Discussions started by George Siemens

[SCoPE] LAK11 -> Introductions -> Hello from Edmonton, Alberta

by George Siemens -
I'm one of the facilitators of this course. I'm looking forward to some great idea exchanges over the next six weeks.

I'm located in Edmonton, Alberta, Canada (a recent transplant from equally cold Winnipeg, Manitoba). I'm with the Technology Enhanced Knowledge Research Institute (TEKRI) at Athabasca University. My research interests: social learning, learning networks, analytics, and institutional change.

I'm the conference co-chair for the learning and knowledge analytics conference in Banff in a few months (Phil Long is also co-chair): https://tekri.athabascau.ca/analytics/

I've been interested in analytics for several years (most bloggers likely use some type of analytics for tracking activity on their sites...or ego-surfing to see discussions with google alerts, twitter search, etc). When applied to formal learning, analytics offer sometimes surprising insight into why learners succeed/fail. Institutions are awash in data...but do a very poor job utilizing that data for decision making. Before we can effectively suggest change to educational systems, we need to better understand what's happening. For educators, administrators, and students, the education system is a black box. We need to open it, see what's inside, and then begin to make decisions based on data, not hype.

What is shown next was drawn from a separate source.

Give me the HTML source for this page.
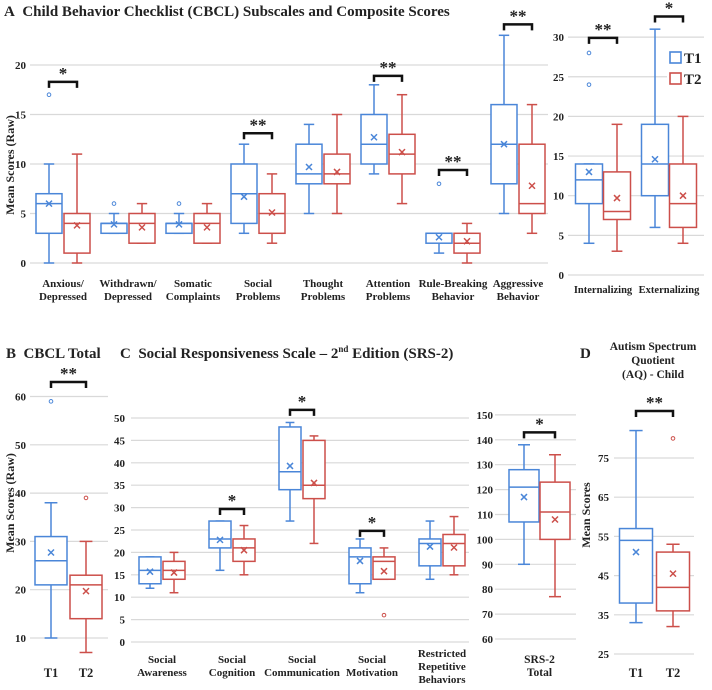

Unfortunately, the distance between data-driven and "it must be this way" is very short. I'm concerned that analytics will be used to do more than they are capable of doing...i.e. standardized testing, profiling learners rather than helping them, etc. In my idealistic notion, learning analytics should be applied to amplify the joy (magic?) of learning, not to quash it and reduce it to a statistical mechanical process.

For this course to be successful, I'd like to see a high level of dialogue and debate to explore what learning analytics are, their role in education, and ethical concerns relating to their use. In particular, since I'm inclined to support learning analytics, I'm eager to hear effective critiques.

This is the fifth open course I've taught over the last few years. These courses are sometimes a bit hectic, but always an interesting learning/knowledge growth experience. I've taught three courses with Dave Cormier. I'm excited to facilitate LAK11 with my colleague at TEKRI, Jon Dron, as well as Sylvia Currie and Tanya Elias.


George

It's great when you start a project like this and discover that others have attempted similar things in the past. I received an email today from Craig Montgomerie about a project at U of Alberta from several years ago: Technology in Education.

What other resources or initiatives in documenting edtech history exist that can inform our project here? Why not use the network to inform our efforts here? These days, it's rare that we need to do something entirely from ground up :).